One of the only things that stuck in my mind from the many Social Studies courses of my public education was the concept of “White Man’s Burden.” My understanding of this concept is that the White Western culture sees itself as the superior race. With this superiority and privilege it carries the burden of showing the rest of the non-White, non-Western world the error of its ways and introducing them—often forcefully—to the “correct” way of living and thinking.
This was a common ideology and practice in the late nineteenth century, with the “liberation” of Third World areas such as the West Indies, Hawai’i, the Philippines, Puerto Rico, and Guam. (A great political cartoon depicting this concept, from 1899, can be found at http://www.boondocksnet.com/ai/kipling/detroit.html)
Nowadays, such an ideology is archaic and decidedly politically incorrect. Our military invasions that arise not from an immediate threat to our security are said to arise from the necessity, as the world’s only superpower, to keep peace and promote human rights internationally.
This may be true on the one hand, but I believe that, on the other hand, our “humanitarian” efforts across the globe come ultimately from the ideology of White Man’s Burden: that we must educate the less fortunate of the world (which is everyone who’s way of life differs from ours). This thought pattern on the part of those leading such military endeavors may be permissive and unconscious rather than deliberate and conscious; either way, in this day and age such ideals are simply not acceptable to say aloud, especially as a justification for foreign policy. Therefore, the administration must support its foreign interests with claims of international peace, humanitarian aid, and ridding the world of “terrorism.”

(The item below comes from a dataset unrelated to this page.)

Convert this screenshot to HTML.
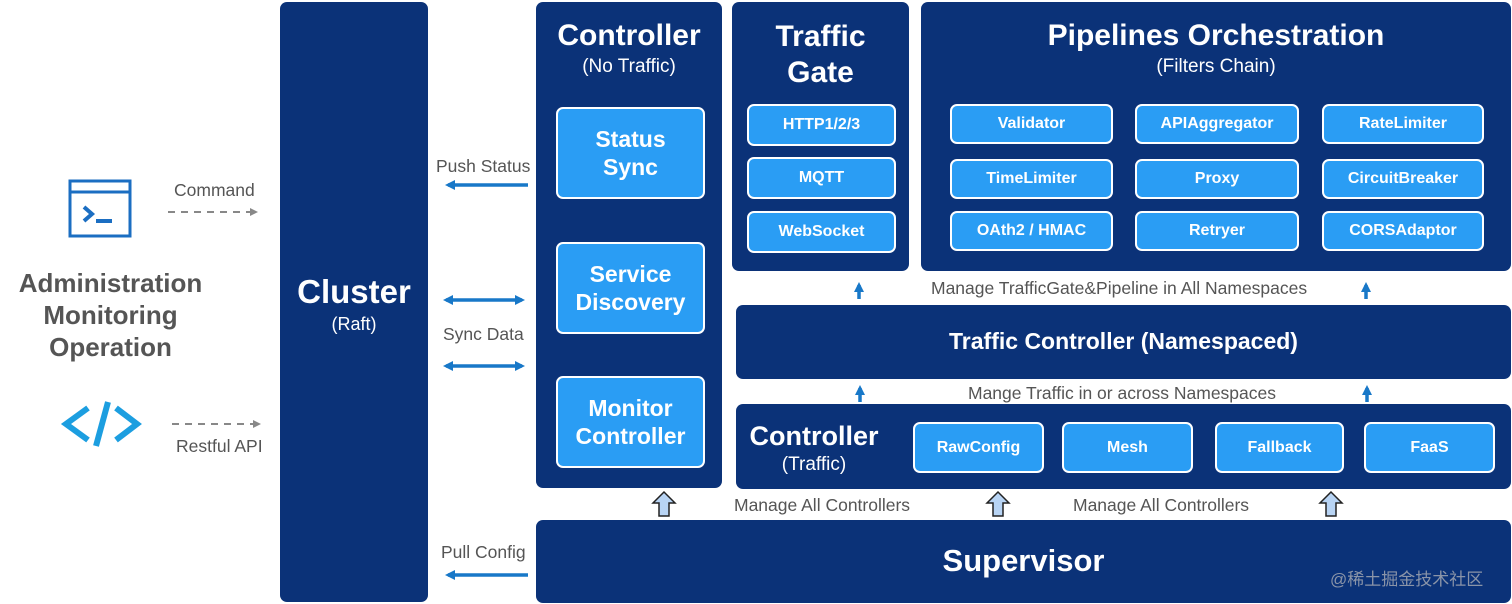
<!DOCTYPE html>
<html><head><meta charset="utf-8"><style>
*{margin:0;padding:0;box-sizing:border-box}
body{width:1512px;height:604px;background:#fff;position:relative;overflow:hidden;font-family:"Liberation Sans","Noto Sans CJK SC",sans-serif}
.n{position:absolute;background:#0b3278;border-radius:7px;color:#fff}
.b{position:absolute;background:#2a9df4;border:2px solid #fff;border-radius:7px;color:#fff;font-weight:bold;display:flex;align-items:center;justify-content:center;text-align:center}
.t{position:absolute;color:#fff;text-align:center;font-weight:bold}
.l{position:absolute;color:#555;font-size:17.5px;white-space:nowrap}
svg{position:absolute;left:0;top:0}
</style></head><body>
<div class="n" style="left:280px;top:2px;width:148px;height:600px"></div>
<div class="t" style="left:280px;top:273px;width:148px;font-size:33px">Cluster</div>
<div class="t" style="left:280px;top:314px;width:148px;font-size:18px;font-weight:normal">(Raft)</div>

<div class="n" style="left:536px;top:2px;width:186px;height:486px"></div>
<div class="t" style="left:536px;top:19px;width:186px;font-size:30px">Controller</div>
<div class="t" style="left:536px;top:56px;width:186px;font-size:19px;font-weight:normal">(No Traffic)</div>
<div class="b" style="left:556px;top:107px;width:149px;height:92px;font-size:23px;line-height:28px">Status<br>Sync</div>
<div class="b" style="left:556px;top:242px;width:149px;height:92px;font-size:23px;line-height:28px">Service<br>Discovery</div>
<div class="b" style="left:556px;top:376px;width:149px;height:92px;font-size:23px;line-height:28px">Monitor<br>Controller</div>

<div class="n" style="left:732px;top:2px;width:177px;height:269px"></div>
<div class="t" style="left:732px;top:19px;width:177px;font-size:30px;line-height:36px">Traffic<br>Gate</div>
<div class="b" style="left:747px;top:104px;width:149px;height:42px;font-size:16px">HTTP1/2/3</div>
<div class="b" style="left:747px;top:157px;width:149px;height:42px;font-size:16px">MQTT</div>
<div class="b" style="left:747px;top:211px;width:149px;height:42px;font-size:16px">WebSocket</div>

<div class="n" style="left:921px;top:2px;width:590px;height:269px"></div>
<div class="t" style="left:921px;top:19px;width:590px;font-size:30px">Pipelines Orchestration</div>
<div class="t" style="left:921px;top:56px;width:590px;font-size:19px;font-weight:normal">(Filters Chain)</div>
<div class="b" style="left:950px;top:104px;width:163px;height:40px;font-size:16px">Validator</div>
<div class="b" style="left:1135px;top:104px;width:164px;height:40px;font-size:16px">APIAggregator</div>
<div class="b" style="left:1322px;top:104px;width:162px;height:40px;font-size:16px">RateLimiter</div>
<div class="b" style="left:950px;top:159px;width:163px;height:40px;font-size:16px">TimeLimiter</div>
<div class="b" style="left:1135px;top:159px;width:164px;height:40px;font-size:16px">Proxy</div>
<div class="b" style="left:1322px;top:159px;width:162px;height:40px;font-size:16px">CircuitBreaker</div>
<div class="b" style="left:950px;top:211px;width:163px;height:40px;font-size:16px">OAth2 / HMAC</div>
<div class="b" style="left:1135px;top:211px;width:164px;height:40px;font-size:16px">Retryer</div>
<div class="b" style="left:1322px;top:211px;width:162px;height:40px;font-size:16px">CORSAdaptor</div>

<div class="n" style="left:736px;top:305px;width:775px;height:74px"></div>
<div class="t" style="left:736px;top:328px;width:775px;font-size:23px">Traffic Controller (Namespaced)</div>

<div class="n" style="left:736px;top:404px;width:775px;height:85px"></div>
<div class="t" style="left:740px;top:421px;width:148px;font-size:27px">Controller</div>
<div class="t" style="left:740px;top:454px;width:148px;font-size:19px;font-weight:normal">(Traffic)</div>
<div class="b" style="left:913px;top:422px;width:131px;height:51px;font-size:16px">RawConfig</div>
<div class="b" style="left:1062px;top:422px;width:131px;height:51px;font-size:16px">Mesh</div>
<div class="b" style="left:1215px;top:422px;width:129px;height:51px;font-size:16px">Fallback</div>
<div class="b" style="left:1364px;top:422px;width:131px;height:51px;font-size:16px">FaaS</div>

<div class="n" style="left:536px;top:520px;width:975px;height:83px"></div>
<div class="t" style="left:536px;top:543px;width:975px;font-size:31px">Supervisor</div>
<div style="position:absolute;left:1330px;top:565px;color:#8a94a8;font-size:17px">@稀土掘金技术社区</div>

<div class="l" style="left:174px;top:180px">Command</div>
<div class="l" style="left:176px;top:436px">Restful API</div>
<div class="l" style="left:436px;top:156px">Push Status</div>
<div class="l" style="left:443px;top:324px">Sync Data</div>
<div class="l" style="left:441px;top:542px">Pull Config</div>
<div class="l" style="left:931px;top:278px">Manage TrafficGate&amp;Pipeline in All Namespaces</div>
<div class="l" style="left:968px;top:383px">Mange Traffic in or across Namespaces</div>
<div class="l" style="left:734px;top:495px">Manage All Controllers</div>
<div class="l" style="left:1073px;top:495px">Manage All Controllers</div>

<div style="position:absolute;left:12px;top:267px;width:197px;text-align:center;color:#555;font-weight:bold;font-size:26px;line-height:32px">Administration<br>Monitoring<br>Operation</div>

<svg width="1512" height="604">
<defs>
<marker id="a" markerWidth="10" markerHeight="10" refX="7" refY="5" orient="auto-start-reverse" markerUnits="userSpaceOnUse"><path d="M0,0L10,5L0,10z" fill="#1878c8"/></marker>
<marker id="g" markerWidth="8" markerHeight="8" refX="6" refY="4" orient="auto" markerUnits="userSpaceOnUse"><path d="M0,0L8,4L0,8z" fill="#888"/></marker>
</defs>
<rect x="70" y="181" width="60" height="55" fill="none" stroke="#1b6ec2" stroke-width="3"/>
<line x1="70" y1="192" x2="130" y2="192" stroke="#1b6ec2" stroke-width="3"/>
<path d="M84,207l8,7l-8,7" fill="none" stroke="#1b6ec2" stroke-width="4"/>
<line x1="96" y1="221" x2="112" y2="221" stroke="#1b6ec2" stroke-width="4"/>
<path d="M88,408L66,424L88,440" fill="none" stroke="#1c9ee0" stroke-width="6"/>
<path d="M116,408L137,424L116,440" fill="none" stroke="#1c9ee0" stroke-width="6"/>
<line x1="108" y1="402" x2="96" y2="446" stroke="#1c9ee0" stroke-width="6"/>
<line x1="168" y1="212" x2="256" y2="212" stroke="#888" stroke-width="2" stroke-dasharray="7,6" marker-end="url(#g)"/>
<line x1="172" y1="424" x2="259" y2="424" stroke="#888" stroke-width="2" stroke-dasharray="7,6" marker-end="url(#g)"/>
<line x1="528" y1="185" x2="448" y2="185" stroke="#1878c8" stroke-width="3.5" marker-end="url(#a)"/>
<line x1="446" y1="300" x2="522" y2="300" stroke="#1878c8" stroke-width="3.5" marker-start="url(#a)" marker-end="url(#a)"/>
<line x1="446" y1="366" x2="522" y2="366" stroke="#1878c8" stroke-width="3.5" marker-start="url(#a)" marker-end="url(#a)"/>
<line x1="528" y1="575" x2="448" y2="575" stroke="#1878c8" stroke-width="3.5" marker-end="url(#a)"/>
<line x1="859" y1="299" x2="859" y2="285" stroke="#1878c8" stroke-width="3.5" marker-end="url(#a)"/>
<line x1="1366" y1="299" x2="1366" y2="285" stroke="#1878c8" stroke-width="3.5" marker-end="url(#a)"/>
<line x1="860" y1="402" x2="860" y2="388" stroke="#1878c8" stroke-width="3.5" marker-end="url(#a)"/>
<line x1="1367" y1="402" x2="1367" y2="388" stroke="#1878c8" stroke-width="3.5" marker-end="url(#a)"/>
<g fill="#b8d4f4" stroke="#222" stroke-width="1.5">
<path d="M664,492l-11,11h6v13h10v-13h6z"/>
<path d="M998,492l-11,11h6v13h10v-13h6z"/>
<path d="M1331,492l-11,11h6v13h10v-13h6z"/>
</g>
</svg>
</body></html>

In the first chapter of World Politics into the Twenty-First Century, Lamborn and Lepgold state that “modern world politics is very much a product of European political and economic expansion. The history of that expansion inescapably entangles questions of culture and religion with questions of economic and political power” (21). Is this entanglement a result of culture and religion being inextricably linked to economics and politics as to naturally impose the former when trying to innocently introduce the latter? Or is it a result of White Man’s Burden—the practice of not only encouraging the world to become linked through tantamount economic and political power, but subversively replacing culture, religion, ideals, ideologies, and ways of life that differ from the White Western world with those of our own? Indeed, when we consider opposition groups “led by people determined to reduce the influence of Western culture, religion, and politics on their way of life” (21), the latter idea doesn’t seem very ludicrous.
21 Debated offers a specific, current example of this theory in the U.S.’s relations with Kosovo in the late 1990’s. In Clinton’s radio address on March 27, 1999, he stated one goal of the invasion “that has always been in our national interest—a peaceful, united, democratic Europe.” The use of the term “democratic” reeks of White Man’s Burden: the assumption that democracy is the right way, and that everything else is wrong. It leads us to believe that the lack of democracy is what causes conflict in these clearly ignorant and backward cultures. And that, to restore and ensure world order, democracy is the answer for peace and unity, and that there is nothing to be debated. Such assumptions permeate our country’s mentality, in the masses through the media, and are a dangerous way to go about attempting to understand another person or group’s way of life which may differ from our own.
Whether or not the intention of the ideology of White Man’s Burden is as pervasive as these arguments suggest is yet to be known. Personally, I am too cynical to think any other way; but I hope that, either way, we will one day know for sure.